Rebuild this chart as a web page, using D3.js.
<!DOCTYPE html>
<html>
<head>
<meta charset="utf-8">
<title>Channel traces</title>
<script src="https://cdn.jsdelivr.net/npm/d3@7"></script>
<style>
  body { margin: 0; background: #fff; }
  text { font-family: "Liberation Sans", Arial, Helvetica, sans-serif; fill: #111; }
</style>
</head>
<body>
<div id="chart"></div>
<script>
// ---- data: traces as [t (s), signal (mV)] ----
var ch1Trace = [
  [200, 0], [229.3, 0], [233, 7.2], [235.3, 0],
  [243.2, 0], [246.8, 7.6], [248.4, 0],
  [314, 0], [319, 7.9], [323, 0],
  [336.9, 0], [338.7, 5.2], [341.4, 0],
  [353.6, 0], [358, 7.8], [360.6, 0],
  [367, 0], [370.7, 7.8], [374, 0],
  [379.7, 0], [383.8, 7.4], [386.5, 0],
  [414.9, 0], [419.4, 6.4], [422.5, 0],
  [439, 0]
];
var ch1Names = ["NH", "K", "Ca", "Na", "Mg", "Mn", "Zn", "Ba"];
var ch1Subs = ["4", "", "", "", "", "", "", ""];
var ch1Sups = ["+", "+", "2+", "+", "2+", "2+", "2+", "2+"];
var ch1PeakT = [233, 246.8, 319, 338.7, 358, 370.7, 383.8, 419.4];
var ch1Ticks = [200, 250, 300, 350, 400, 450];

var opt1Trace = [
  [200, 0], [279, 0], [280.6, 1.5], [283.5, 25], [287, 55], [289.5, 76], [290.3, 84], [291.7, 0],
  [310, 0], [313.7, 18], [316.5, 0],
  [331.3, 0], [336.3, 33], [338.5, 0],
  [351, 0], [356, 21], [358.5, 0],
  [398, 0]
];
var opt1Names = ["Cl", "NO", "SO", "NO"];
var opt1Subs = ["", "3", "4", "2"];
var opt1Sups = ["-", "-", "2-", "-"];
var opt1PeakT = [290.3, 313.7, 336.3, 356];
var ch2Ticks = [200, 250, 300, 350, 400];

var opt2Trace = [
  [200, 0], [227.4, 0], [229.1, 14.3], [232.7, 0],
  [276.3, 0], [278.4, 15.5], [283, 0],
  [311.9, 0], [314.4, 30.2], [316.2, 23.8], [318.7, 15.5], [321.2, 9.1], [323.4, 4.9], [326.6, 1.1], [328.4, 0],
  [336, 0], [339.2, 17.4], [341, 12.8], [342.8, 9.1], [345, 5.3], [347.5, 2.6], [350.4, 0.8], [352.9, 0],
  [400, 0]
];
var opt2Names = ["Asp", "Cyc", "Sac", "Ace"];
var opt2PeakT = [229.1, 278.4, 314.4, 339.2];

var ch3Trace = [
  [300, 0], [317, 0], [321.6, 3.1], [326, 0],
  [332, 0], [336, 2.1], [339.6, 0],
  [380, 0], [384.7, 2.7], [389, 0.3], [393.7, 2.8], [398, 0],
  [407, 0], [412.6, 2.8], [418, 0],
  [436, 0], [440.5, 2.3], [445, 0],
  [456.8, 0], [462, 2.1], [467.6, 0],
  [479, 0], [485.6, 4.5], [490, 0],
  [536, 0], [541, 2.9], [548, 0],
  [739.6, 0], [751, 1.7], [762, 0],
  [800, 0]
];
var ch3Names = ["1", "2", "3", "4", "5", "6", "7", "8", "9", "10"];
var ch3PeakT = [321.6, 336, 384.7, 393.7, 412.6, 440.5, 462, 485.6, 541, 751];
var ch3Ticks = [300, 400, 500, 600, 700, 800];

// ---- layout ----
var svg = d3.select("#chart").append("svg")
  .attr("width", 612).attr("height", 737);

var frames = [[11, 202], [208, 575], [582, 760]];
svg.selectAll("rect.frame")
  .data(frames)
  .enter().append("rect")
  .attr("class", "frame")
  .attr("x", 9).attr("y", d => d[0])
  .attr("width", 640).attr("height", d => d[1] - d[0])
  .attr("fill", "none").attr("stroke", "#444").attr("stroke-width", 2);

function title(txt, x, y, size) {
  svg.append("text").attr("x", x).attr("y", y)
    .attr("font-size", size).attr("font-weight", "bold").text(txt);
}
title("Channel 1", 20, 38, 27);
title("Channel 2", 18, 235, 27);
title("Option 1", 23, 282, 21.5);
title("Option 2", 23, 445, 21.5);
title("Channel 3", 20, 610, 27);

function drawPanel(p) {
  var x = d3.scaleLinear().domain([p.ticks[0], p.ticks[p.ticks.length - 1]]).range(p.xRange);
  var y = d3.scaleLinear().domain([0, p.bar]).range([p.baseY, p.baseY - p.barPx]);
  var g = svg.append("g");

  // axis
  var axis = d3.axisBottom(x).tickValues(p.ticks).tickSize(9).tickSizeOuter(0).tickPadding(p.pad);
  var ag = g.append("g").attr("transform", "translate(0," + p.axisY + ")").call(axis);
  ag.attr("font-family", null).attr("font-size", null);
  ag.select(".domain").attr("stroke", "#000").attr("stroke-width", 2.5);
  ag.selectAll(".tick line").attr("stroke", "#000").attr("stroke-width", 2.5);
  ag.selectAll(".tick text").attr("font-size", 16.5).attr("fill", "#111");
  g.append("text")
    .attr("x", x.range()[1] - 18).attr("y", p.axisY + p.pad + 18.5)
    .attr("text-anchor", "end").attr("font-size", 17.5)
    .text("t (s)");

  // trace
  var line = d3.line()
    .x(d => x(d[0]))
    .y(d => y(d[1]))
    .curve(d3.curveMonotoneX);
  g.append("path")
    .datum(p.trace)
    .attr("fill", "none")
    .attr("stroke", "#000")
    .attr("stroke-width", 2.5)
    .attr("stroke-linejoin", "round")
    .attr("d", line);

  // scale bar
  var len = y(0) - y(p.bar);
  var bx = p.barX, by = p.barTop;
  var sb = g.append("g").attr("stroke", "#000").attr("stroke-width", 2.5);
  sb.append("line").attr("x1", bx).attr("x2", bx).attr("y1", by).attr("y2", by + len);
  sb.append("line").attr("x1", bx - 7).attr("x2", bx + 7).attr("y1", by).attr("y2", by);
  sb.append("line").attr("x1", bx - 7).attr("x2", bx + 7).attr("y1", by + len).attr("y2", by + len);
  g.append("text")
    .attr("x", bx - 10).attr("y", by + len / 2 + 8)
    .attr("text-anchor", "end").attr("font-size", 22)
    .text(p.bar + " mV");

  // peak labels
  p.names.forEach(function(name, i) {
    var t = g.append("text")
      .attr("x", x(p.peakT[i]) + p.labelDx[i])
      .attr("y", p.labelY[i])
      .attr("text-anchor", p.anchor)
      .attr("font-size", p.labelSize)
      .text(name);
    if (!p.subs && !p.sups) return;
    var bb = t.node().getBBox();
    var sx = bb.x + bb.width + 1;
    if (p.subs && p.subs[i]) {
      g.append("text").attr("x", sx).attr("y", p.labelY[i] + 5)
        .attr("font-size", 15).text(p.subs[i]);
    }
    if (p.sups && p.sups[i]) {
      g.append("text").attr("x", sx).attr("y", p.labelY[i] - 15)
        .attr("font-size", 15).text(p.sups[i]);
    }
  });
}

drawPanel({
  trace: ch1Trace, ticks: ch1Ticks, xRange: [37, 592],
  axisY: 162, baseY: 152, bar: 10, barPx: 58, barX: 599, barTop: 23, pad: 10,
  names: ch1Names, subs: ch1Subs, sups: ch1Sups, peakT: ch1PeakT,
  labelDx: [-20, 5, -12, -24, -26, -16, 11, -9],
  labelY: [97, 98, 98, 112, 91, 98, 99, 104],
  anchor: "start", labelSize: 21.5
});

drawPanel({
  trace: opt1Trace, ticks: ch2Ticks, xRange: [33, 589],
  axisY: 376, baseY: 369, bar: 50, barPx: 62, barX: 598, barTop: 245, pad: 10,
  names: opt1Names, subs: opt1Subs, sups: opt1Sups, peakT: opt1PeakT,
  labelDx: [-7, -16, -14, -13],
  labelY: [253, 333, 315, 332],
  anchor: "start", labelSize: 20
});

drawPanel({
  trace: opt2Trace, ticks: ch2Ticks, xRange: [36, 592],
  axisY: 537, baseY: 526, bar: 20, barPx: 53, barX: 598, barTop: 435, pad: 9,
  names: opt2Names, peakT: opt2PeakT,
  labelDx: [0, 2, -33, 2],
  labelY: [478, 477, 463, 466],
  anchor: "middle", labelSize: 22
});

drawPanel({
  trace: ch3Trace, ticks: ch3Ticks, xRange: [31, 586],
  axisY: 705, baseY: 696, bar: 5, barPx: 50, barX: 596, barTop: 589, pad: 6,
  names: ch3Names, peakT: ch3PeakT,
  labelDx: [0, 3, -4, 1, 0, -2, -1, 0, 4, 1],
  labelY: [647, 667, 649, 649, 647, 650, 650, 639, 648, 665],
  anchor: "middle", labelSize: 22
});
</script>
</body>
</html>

────────

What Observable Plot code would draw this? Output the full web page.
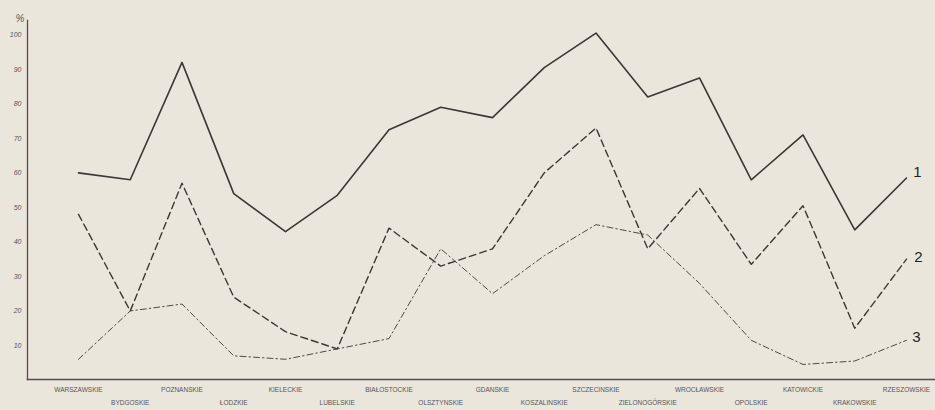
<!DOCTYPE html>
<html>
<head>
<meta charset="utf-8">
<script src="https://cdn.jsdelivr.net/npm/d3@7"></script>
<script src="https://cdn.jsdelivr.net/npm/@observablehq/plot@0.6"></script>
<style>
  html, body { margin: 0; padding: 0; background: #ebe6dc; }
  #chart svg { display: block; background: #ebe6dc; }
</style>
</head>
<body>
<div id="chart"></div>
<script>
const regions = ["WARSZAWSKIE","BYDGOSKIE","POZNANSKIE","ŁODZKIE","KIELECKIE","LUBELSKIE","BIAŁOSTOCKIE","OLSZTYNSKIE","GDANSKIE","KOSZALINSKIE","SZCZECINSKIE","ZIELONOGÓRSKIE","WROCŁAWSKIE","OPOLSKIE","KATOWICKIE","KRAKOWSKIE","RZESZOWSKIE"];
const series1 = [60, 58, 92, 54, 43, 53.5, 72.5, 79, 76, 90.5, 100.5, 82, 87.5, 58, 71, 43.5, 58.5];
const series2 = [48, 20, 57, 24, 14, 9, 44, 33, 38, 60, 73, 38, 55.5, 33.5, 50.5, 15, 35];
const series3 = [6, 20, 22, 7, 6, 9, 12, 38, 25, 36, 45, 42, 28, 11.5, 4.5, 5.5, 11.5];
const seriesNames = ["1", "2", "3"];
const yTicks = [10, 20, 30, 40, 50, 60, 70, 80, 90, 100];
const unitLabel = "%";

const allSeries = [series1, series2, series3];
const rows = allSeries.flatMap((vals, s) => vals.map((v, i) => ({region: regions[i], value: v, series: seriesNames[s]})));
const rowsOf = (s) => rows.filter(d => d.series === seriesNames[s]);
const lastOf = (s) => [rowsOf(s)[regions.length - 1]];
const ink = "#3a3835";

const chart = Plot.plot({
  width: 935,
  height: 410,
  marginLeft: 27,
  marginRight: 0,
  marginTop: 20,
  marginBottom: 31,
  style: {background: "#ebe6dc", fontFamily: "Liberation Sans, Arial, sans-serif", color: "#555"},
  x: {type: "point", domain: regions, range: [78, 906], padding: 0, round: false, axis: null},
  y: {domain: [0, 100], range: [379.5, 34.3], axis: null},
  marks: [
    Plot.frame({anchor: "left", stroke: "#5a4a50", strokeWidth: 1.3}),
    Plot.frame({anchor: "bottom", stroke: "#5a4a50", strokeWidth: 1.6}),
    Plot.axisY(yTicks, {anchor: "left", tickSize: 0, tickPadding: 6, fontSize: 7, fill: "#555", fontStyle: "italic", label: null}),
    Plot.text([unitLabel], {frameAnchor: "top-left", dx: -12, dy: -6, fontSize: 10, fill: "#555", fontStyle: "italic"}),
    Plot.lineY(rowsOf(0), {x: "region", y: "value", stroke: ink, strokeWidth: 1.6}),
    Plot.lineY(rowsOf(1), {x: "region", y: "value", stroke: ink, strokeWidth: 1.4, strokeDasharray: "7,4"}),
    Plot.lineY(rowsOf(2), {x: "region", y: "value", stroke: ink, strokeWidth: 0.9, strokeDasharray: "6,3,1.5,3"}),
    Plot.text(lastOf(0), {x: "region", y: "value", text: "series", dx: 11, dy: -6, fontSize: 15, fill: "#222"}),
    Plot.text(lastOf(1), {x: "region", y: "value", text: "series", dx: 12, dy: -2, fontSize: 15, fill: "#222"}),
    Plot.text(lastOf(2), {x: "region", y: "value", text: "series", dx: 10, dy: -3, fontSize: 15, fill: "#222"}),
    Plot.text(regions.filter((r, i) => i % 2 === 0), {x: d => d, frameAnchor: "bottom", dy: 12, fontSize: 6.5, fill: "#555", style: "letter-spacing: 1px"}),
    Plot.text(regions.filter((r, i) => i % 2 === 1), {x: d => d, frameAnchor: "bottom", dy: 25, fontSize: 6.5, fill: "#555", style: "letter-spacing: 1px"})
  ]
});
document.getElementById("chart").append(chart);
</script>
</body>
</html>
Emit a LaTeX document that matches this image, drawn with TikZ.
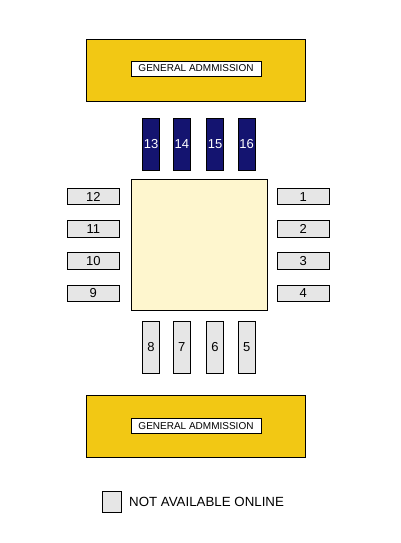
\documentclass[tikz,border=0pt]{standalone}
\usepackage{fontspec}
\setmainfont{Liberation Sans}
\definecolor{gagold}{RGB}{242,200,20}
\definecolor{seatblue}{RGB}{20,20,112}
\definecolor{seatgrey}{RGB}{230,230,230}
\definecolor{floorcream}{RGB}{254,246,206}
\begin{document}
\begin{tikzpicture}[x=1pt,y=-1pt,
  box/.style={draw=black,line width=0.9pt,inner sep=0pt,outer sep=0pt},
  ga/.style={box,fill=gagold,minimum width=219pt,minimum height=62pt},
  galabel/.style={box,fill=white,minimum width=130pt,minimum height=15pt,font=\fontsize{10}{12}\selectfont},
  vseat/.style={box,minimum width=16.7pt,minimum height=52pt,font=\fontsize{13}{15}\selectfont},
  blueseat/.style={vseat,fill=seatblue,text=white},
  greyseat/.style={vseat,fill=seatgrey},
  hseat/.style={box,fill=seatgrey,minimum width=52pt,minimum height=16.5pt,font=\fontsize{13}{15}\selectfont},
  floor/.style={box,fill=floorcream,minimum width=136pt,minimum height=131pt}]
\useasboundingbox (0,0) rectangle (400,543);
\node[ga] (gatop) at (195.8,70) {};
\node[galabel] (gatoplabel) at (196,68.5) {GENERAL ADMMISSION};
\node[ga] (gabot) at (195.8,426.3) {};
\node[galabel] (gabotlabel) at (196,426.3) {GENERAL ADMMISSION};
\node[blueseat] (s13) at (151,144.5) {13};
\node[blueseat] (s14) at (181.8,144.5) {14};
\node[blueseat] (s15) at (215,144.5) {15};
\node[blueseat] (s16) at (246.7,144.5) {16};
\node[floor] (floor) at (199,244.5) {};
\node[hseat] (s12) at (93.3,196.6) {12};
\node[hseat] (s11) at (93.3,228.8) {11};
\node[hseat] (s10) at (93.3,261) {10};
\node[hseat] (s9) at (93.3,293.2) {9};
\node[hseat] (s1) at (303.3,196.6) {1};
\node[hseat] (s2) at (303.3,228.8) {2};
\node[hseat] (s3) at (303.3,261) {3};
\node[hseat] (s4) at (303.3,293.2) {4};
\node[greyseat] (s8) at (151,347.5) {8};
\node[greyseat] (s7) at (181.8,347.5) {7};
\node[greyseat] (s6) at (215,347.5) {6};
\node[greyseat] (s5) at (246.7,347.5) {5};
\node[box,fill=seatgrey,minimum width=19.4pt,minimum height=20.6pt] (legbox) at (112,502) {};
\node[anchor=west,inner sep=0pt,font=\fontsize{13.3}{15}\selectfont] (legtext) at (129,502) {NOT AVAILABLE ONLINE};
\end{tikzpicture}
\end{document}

────────

## Required work
Show the lines of the material that contain the word "chart".

## The response
Rebuild this chart as a web page, using D3.js.
<div id="chart"></div>
var svg = d3.select("#chart").append("svg")
  #chart svg { display: block; background: #ebe6dc; }
<div id="chart"></div>
const chart = Plot.plot({
document.getElementById("chart").append(chart);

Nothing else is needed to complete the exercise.